Why Use a Terraform show?
- To review the infrastructure changes stored in a plan before applying them.
- To share or audit a plan within the team or the automated pipeline.
- To convert the original plan into a human-readable version.
Syntax
terraform show plan.tfplan
This command outputs a human-readable summary of the plan file plan.tfplan, similar to the output of terraform plan.
Example
Let’s say you run:
terraform plan -out=prod.tfplan
You won’t see the actual plan in the terminal because it’s saved in binary format. To view it, you run:
terraform show prod.tfplan
The output might look like:
~ resource “aws_instance” “web” {
instance_type = “t2.micro” -> “t3.micro”
…
}
Viewing in JSON Format
You can also view Terraform plan that is saved in JSON for automation or integrations:
terraform show -json plan.tfplan
This outputs structured data, which can be parsed and used in tools like:
- Custom scripts (e.g., for validation or approvals)
- Dashboards (to visualize infrastructure changes)
- Policy tools like Sentinel or Open Policy Agent
Plan Output Examples (Add, Change, Destroy)
The Terraform plan shows the output clearly by marking the resource actions, which makes it easy to understand. Here are some of the most simple examples of each type:
- Add (+)
+ aws_s3_bucket.example bucket: “my-new-bucket”
acl: “private”
This indicates Terraform will create a new S3 bucket.
- Change (~)
~ aws_instance.web
instance_type: “t2.micro” => “t3.micro”
Terraform will update the instance type of the existing EC2 instance.Destroy (-)
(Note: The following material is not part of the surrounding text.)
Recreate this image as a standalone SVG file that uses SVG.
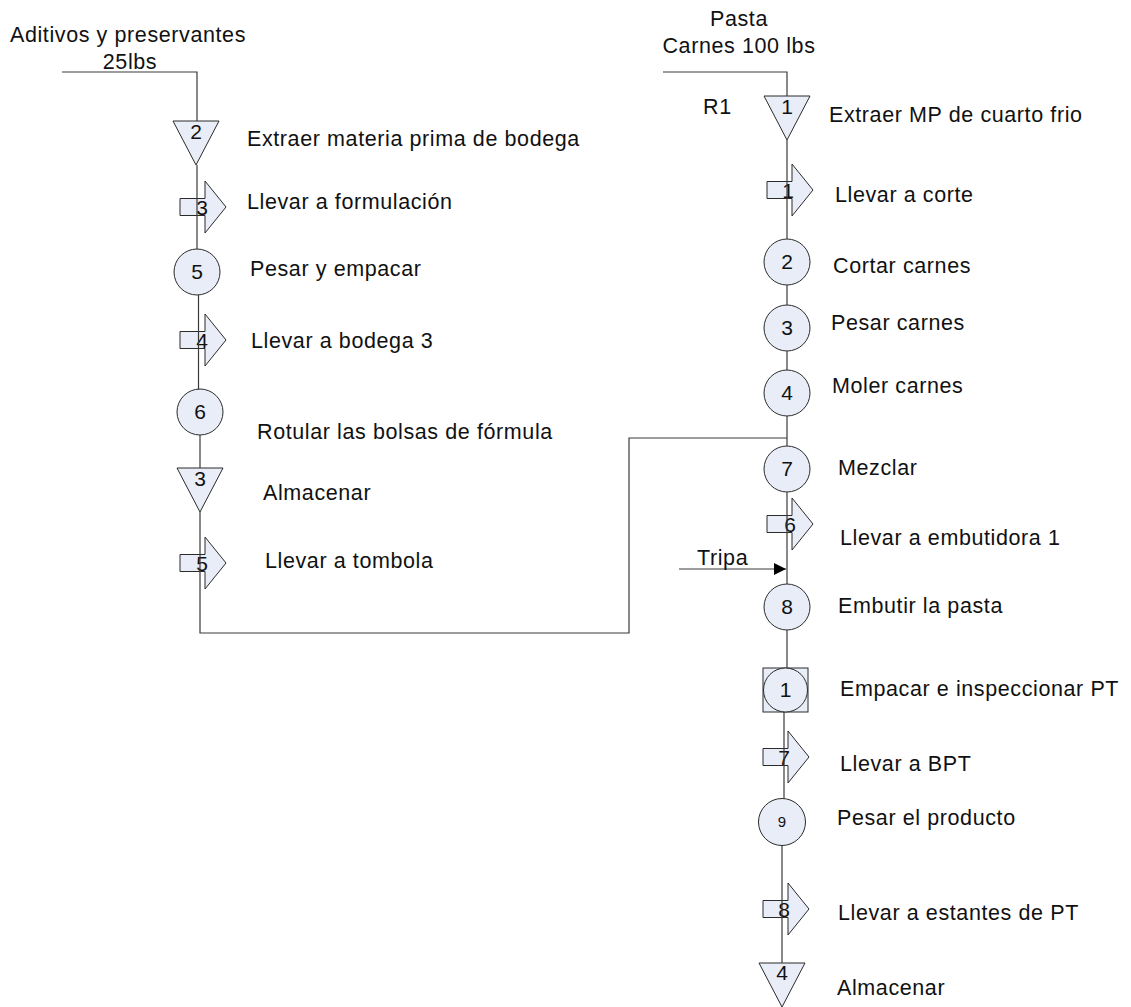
<svg xmlns="http://www.w3.org/2000/svg" xmlns:xlink="http://www.w3.org/1999/xlink" width="1131" height="1007" viewBox="0 0 1131 1007">
  <style>
    .shape { fill: #e8edf7; stroke: #2b2b2b; stroke-width: 1; }
    .link { fill: none; stroke: #3a3a3a; stroke-width: 1.2; }
    .lbl { font-family: "Liberation Sans", Arial, sans-serif; font-size: 21.5px; letter-spacing: 0.6px; fill: #111; }
    .num { font-family: "Liberation Sans", Arial, sans-serif; font-size: 21px; fill: #111; text-anchor: middle; }
    .small { font-size: 15px; }
    .mid { text-anchor: middle; }
  </style>
  <defs>
    <!-- transport: block arrow, origin at left edge / vertical middle -->
    <path id="transport" d="M0,-8.5 H25 V-26 L46,0 L25,26 V8.5 H0 Z"/>
    <!-- storage: inverted triangle, origin at top centre -->
    <path id="storage" d="M-23,0 H23 L0,44 Z"/>
    <marker id="head" viewBox="0 0 10 10" refX="10" refY="5" markerWidth="18" markerHeight="12" markerUnits="userSpaceOnUse" orient="auto">
      <path d="M0,0 L10,5 L0,10 Z" fill="#000"/>
    </marker>
  </defs>

  <!-- left column: additives line -->
  <g id="in-aditivos">
    <text class="lbl mid" x="128" y="42">Aditivos y preservantes</text>
    <text class="lbl mid" x="130" y="69">25lbs</text>
  </g>
  <g id="alm-2">
    <use xlink:href="#storage" href="#storage" class="shape" x="196" y="121"/>
    <text class="num" x="196" y="139">2</text>
    <text class="lbl" x="247" y="146">Extraer materia prima de bodega</text>
  </g>
  <g id="tr-3">
    <use xlink:href="#transport" href="#transport" class="shape" x="180" y="207"/>
    <text class="num" x="202" y="215">3</text>
    <text class="lbl" x="247" y="209">Llevar a formulación</text>
  </g>
  <g id="op-5">
    <circle class="shape" cx="197" cy="272" r="23"/>
    <text class="num" x="197" y="279">5</text>
    <text class="lbl" x="250" y="276">Pesar y empacar</text>
  </g>
  <g id="tr-4">
    <use xlink:href="#transport" href="#transport" class="shape" x="180" y="340"/>
    <text class="num" x="202" y="348">4</text>
    <text class="lbl" x="251" y="348">Llevar a bodega 3</text>
  </g>
  <g id="op-6">
    <circle class="shape" cx="200" cy="412" r="23"/>
    <text class="num" x="200" y="419">6</text>
    <text class="lbl" x="257" y="439">Rotular las bolsas de fórmula</text>
  </g>
  <g id="alm-3">
    <use xlink:href="#storage" href="#storage" class="shape" x="200" y="468"/>
    <text class="num" x="200" y="486">3</text>
    <text class="lbl" x="263" y="500">Almacenar</text>
  </g>
  <g id="tr-5">
    <use xlink:href="#transport" href="#transport" class="shape" x="180" y="563"/>
    <text class="num" x="202" y="571">5</text>
    <text class="lbl" x="265" y="568">Llevar a tombola</text>
  </g>

  <!-- right column: meat line -->
  <g id="in-carnes">
    <text class="lbl mid" x="739" y="26">Pasta</text>
    <text class="lbl mid" x="739" y="53">Carnes 100 lbs</text>
    <text class="lbl" x="703" y="114">R1</text>
  </g>
  <g id="alm-1">
    <use xlink:href="#storage" href="#storage" class="shape" x="787" y="96"/>
    <text class="num" x="787" y="114">1</text>
    <text class="lbl" x="829" y="122">Extraer MP de cuarto frio</text>
  </g>
  <g id="tr-1">
    <use xlink:href="#transport" href="#transport" class="shape" x="767" y="190"/>
    <text class="num" x="788" y="198">1</text>
    <text class="lbl" x="835" y="202">Llevar a corte</text>
  </g>
  <g id="op-2">
    <circle class="shape" cx="787" cy="262" r="23"/>
    <text class="num" x="787" y="269">2</text>
    <text class="lbl" x="833" y="273">Cortar carnes</text>
  </g>
  <g id="op-3">
    <circle class="shape" cx="787" cy="328" r="23"/>
    <text class="num" x="787" y="335">3</text>
    <text class="lbl" x="831" y="330">Pesar carnes</text>
  </g>
  <g id="op-4">
    <circle class="shape" cx="787" cy="393" r="23"/>
    <text class="num" x="787" y="400">4</text>
    <text class="lbl" x="832" y="393">Moler carnes</text>
  </g>
  <g id="op-7">
    <circle class="shape" cx="787" cy="469" r="23"/>
    <text class="num" x="787" y="476">7</text>
    <text class="lbl" x="838" y="475">Mezclar</text>
  </g>
  <g id="tr-6">
    <use xlink:href="#transport" href="#transport" class="shape" x="767" y="524"/>
    <text class="num" x="790" y="532">6</text>
    <text class="lbl" x="840" y="545">Llevar a embutidora 1</text>
  </g>
  <g id="op-8">
    <circle class="shape" cx="787" cy="607" r="23"/>
    <text class="num" x="787" y="614">8</text>
    <text class="lbl" x="838" y="613">Embutir la pasta</text>
  </g>
  <g id="comb-1">
    <rect class="shape" x="763" y="668" width="45" height="44"/>
    <circle class="shape" cx="785.5" cy="690" r="22"/>
    <text class="num" x="785.5" y="697">1</text>
    <text class="lbl" x="840" y="696">Empacar e inspeccionar PT</text>
  </g>
  <g id="tr-7">
    <use xlink:href="#transport" href="#transport" class="shape" x="763" y="757"/>
    <text class="num" x="784" y="765">7</text>
    <text class="lbl" x="840" y="771">Llevar a BPT</text>
  </g>
  <g id="op-9">
    <circle class="shape" cx="782" cy="822" r="23.5"/>
    <text class="num small" x="782" y="827">9</text>
    <text class="lbl" x="837" y="825">Pesar el producto</text>
  </g>
  <g id="tr-8">
    <use xlink:href="#transport" href="#transport" class="shape" x="763" y="909"/>
    <text class="num" x="784" y="917">8</text>
    <text class="lbl" x="838" y="920">Llevar a estantes de PT</text>
  </g>
  <g id="alm-4">
    <use xlink:href="#storage" href="#storage" class="shape" x="782" y="963"/>
    <text class="num" x="782" y="980">4</text>
    <text class="lbl" x="837" y="995">Almacenar</text>
  </g>

  <!-- connectors -->
  <g id="connectors">
    <path class="link" d="M62,72 H197 V121"/>
    <path class="link" d="M197,165 V249"/>
    <path class="link" d="M198.5,295 V389.5"/>
    <path class="link" d="M200,435 V468"/>
    <path class="link" d="M200,512 V633 H629 V438 H787"/>
    <path class="link" d="M663,72 H787 V96"/>
    <path class="link" d="M787,140 V239"/>
    <path class="link" d="M787,285 V305"/>
    <path class="link" d="M787,351 V370"/>
    <path class="link" d="M787,416 V446"/>
    <path class="link" d="M787,492 V584"/>
    <path class="link" d="M787,630 V668"/>
    <path class="link" d="M784,712 V798.5"/>
    <path class="link" d="M782,845.5 V963"/>
    <path class="link" d="M679,569 H786" marker-end="url(#head)"/>
    <text class="lbl" x="697" y="565">Tripa</text>
  </g>
</svg>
– aws_security_group.old_group
Terraform plans to delete the specified security group.
- Replace (-/+)
-/+ aws_db_instance.db
allocated_storage: “20” => “50”
Some resource changes require full replacement. Terraform handles this by destroying the old resource and creating a new one.
Conclusion – View Terraform Plan
It is super important to view Terraform plan before you save or reuse them, mainly because it allows you to review the infrastructure and main changes. It is also a great strategy to maintain compliance or regulations!